Historic Richmond Town
A farm and town complex on Staten Island, New York, Historic Richmond Town preserves more than two dozen buildings, many of which date back to the 17th century. The historic area was recognized to be in need of conservation by local Staten Island residents and established the official park in 1958. Currently, the park covers 100 acres with 15 restored buildings and even more historic landmarks.
Staten Island's history lives on in this incredible living museum site. Originally, what is now Richmondtown was called Coccles Town, named for the prevalence of oysters and clams in the nearby waterways. In 1728, the area was renamed and continued to build as an active community forming Richmond County, New York.

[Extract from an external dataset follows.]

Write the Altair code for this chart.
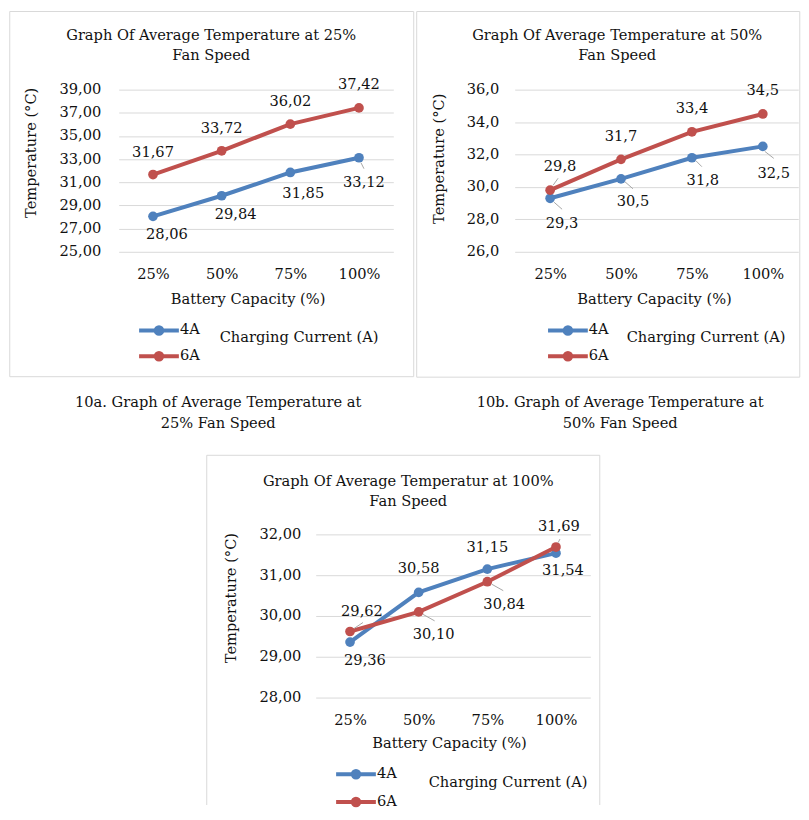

Like the similar living history complex, Colonial Williamsburg, Historic Richmond Town aims to educate visitors by showcasing the past in an enthralling, personal venue. People feel as if they're truly traveling into the past as they are led by costumed guides in character, watch demonstrations of 18th-century household chores and skills, and tour restored landmark buildings. Visit the Voorlezer's House, considered to be the oldest standing elementary schoolhouse in the U.S. built in 1695, or the 1740 Dutch farmhouse, the Guyon-Lake-Tysen House. Many other historic homes and buildings, including churches and a courthouse, are open and available for tours during the park's regular schedule.